Trick-or-Treating? Well, the tricks died out years ago, but I'll wager that the treats aren't far behind. Back in the day, a young treat-seeker would be hard pressed to happen upon a darkened house with occupants unwilling to dole out any goodies. Last week, it certainly appeared as though the pendulum has swung to the other extreme with long stretches of homes in our neighborhood not participating at all. And is there anything more depraved than locking your door, turning off the lights, but yet sending your own brood out to collect an (un)fair share of loot?

Costume parties? Some of my fondest memories as a young adult were forged during college Hallowe'en parties.
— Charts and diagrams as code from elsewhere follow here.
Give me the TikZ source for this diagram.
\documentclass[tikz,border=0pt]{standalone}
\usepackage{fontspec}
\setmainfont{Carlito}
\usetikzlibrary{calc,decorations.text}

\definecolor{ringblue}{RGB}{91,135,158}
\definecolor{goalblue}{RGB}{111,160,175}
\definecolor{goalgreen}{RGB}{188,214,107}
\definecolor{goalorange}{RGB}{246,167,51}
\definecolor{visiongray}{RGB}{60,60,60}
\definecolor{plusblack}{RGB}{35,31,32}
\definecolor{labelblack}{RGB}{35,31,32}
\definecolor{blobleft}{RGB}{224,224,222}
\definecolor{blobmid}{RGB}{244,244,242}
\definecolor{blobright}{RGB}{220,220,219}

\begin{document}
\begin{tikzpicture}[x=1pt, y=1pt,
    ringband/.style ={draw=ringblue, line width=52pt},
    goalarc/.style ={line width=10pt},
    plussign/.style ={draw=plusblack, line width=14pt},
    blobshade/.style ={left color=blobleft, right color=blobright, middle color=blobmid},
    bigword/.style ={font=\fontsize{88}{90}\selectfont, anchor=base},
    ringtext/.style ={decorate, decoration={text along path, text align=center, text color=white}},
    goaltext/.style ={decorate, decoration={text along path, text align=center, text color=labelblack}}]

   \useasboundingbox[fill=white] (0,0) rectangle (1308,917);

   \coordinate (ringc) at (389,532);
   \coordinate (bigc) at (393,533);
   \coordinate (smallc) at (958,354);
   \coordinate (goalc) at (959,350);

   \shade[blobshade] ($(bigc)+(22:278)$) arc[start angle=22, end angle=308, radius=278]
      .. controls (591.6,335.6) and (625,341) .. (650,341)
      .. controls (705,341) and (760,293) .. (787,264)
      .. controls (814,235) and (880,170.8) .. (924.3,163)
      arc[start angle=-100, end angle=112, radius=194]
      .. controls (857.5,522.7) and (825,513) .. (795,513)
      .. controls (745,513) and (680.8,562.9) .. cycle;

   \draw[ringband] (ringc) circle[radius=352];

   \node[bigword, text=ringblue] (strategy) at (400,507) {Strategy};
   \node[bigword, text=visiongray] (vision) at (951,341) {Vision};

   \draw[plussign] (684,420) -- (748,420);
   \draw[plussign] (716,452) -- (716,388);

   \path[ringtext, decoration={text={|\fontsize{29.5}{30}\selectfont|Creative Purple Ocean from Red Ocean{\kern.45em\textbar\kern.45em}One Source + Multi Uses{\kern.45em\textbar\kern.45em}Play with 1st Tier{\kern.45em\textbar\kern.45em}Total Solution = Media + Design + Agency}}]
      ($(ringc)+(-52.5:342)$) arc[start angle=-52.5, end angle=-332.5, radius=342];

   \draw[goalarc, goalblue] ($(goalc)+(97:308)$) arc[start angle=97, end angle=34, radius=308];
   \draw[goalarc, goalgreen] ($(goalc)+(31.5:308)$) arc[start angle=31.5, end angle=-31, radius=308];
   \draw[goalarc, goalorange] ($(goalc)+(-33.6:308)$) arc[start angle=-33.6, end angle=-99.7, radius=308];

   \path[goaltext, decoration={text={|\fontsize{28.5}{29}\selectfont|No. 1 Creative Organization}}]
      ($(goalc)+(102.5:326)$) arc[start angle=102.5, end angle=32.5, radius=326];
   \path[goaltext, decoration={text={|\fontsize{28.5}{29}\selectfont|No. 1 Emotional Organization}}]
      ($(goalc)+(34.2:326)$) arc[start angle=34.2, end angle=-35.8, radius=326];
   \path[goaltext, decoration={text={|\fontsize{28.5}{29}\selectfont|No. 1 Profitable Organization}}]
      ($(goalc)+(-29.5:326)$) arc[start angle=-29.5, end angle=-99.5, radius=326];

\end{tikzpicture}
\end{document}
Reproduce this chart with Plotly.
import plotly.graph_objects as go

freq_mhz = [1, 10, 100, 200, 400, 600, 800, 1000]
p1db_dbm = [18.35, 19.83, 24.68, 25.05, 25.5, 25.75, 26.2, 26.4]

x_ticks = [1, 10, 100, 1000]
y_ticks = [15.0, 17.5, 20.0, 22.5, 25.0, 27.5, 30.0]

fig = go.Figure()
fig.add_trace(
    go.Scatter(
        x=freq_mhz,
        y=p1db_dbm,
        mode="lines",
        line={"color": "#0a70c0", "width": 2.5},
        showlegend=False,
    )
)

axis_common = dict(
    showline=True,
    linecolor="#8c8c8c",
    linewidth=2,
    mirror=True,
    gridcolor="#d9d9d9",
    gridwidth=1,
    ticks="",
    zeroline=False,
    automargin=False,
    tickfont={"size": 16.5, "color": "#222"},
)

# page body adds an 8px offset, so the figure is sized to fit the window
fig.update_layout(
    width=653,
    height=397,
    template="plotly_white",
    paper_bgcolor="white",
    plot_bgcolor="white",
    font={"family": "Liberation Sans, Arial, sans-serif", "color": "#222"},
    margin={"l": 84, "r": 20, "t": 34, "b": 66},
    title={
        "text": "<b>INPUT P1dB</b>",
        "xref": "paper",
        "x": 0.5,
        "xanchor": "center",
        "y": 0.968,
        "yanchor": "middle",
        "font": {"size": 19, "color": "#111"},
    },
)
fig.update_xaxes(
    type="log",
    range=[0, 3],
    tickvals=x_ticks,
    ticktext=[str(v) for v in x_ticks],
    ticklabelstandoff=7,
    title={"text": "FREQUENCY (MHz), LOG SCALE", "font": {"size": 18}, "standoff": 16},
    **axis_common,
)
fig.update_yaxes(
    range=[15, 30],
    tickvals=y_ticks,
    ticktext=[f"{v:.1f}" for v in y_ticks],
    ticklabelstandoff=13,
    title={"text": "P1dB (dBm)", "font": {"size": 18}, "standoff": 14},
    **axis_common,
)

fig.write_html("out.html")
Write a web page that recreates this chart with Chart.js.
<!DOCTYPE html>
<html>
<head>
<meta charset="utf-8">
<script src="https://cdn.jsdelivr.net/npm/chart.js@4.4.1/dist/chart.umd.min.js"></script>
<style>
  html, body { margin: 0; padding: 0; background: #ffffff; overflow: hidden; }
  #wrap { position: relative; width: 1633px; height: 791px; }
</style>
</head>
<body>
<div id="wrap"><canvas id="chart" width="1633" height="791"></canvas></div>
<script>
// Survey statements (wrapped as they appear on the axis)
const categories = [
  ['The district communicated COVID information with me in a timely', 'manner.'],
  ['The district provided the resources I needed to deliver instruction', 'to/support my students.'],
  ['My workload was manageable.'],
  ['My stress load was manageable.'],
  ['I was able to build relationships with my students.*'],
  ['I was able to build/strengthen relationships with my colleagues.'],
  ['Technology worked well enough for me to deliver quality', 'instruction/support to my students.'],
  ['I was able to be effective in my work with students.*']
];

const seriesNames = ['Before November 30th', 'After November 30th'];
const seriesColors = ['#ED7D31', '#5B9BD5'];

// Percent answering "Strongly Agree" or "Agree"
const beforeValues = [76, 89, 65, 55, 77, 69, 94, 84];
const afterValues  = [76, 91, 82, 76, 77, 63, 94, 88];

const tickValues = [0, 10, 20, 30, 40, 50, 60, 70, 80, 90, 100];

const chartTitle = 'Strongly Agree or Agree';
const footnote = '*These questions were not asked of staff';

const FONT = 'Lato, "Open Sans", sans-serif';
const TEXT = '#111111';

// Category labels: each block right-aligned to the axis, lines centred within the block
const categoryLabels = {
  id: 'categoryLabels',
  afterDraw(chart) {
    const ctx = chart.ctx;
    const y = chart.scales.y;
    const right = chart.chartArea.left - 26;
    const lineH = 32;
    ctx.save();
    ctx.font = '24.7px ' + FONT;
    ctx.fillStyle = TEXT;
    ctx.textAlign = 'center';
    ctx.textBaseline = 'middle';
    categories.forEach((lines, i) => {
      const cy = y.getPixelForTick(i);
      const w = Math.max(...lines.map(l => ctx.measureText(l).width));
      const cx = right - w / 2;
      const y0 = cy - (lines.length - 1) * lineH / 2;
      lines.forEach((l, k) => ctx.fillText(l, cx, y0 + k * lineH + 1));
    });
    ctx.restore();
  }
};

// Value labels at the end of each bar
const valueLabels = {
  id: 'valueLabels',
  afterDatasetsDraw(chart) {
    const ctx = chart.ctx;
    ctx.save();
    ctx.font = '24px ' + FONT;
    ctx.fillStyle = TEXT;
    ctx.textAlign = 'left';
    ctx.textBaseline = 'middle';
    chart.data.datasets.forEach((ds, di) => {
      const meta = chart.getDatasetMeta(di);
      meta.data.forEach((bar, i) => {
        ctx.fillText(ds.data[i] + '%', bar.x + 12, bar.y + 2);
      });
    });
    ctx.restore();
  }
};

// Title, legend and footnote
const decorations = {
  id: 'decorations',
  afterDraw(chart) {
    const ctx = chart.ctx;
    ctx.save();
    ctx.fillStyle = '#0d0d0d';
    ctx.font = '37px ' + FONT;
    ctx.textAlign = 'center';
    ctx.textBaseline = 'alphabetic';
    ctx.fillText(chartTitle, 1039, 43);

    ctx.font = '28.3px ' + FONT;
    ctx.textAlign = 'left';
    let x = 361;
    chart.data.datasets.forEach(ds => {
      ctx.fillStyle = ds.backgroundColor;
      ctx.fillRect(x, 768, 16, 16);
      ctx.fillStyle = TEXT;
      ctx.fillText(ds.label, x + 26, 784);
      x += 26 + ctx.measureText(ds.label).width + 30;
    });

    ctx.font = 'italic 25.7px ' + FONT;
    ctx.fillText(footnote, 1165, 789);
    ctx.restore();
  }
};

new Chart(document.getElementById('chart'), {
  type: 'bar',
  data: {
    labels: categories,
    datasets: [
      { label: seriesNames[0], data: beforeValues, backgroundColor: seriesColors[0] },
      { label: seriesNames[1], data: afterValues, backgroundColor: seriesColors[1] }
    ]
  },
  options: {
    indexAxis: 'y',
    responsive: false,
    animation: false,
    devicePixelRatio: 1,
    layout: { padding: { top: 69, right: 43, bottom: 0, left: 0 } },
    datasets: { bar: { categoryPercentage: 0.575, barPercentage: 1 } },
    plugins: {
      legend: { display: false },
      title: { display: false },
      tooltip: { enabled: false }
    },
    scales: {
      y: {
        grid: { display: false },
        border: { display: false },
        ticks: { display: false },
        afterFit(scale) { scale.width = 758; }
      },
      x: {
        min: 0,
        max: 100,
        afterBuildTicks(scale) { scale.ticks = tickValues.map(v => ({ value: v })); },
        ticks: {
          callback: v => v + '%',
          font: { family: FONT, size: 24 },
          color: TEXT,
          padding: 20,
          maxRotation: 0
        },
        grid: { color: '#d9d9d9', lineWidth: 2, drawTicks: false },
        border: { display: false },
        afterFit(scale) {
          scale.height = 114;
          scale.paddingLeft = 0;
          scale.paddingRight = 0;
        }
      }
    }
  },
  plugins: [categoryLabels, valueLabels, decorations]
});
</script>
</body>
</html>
Now, however, it would seem that there aren't too many costumes that would pass the inoffensive sniff test. This is due in part to the We're a Culture, Not a Costume campaign that has gained traction over the last few years whereby any costume depicting a racial or ethic stereotype is viewed with considerable contempt. Most respectful adults would know that masquerading as say Adolf Hitler would be taboo, but we shouldn't have to feel the need to think twice about dressing up as a cowboy, a geisha, or a pimp because we're offending someone's entire culture.  The fact that many now do reconsider their choice of garb is yet another nail in Hallowe'en's coffin (excuse the pun). Stop it, already!

Hallowe'en has always been a time for silly secular traditions and the revelry associated with them. These are not the issues; those who think otherwise certainly are.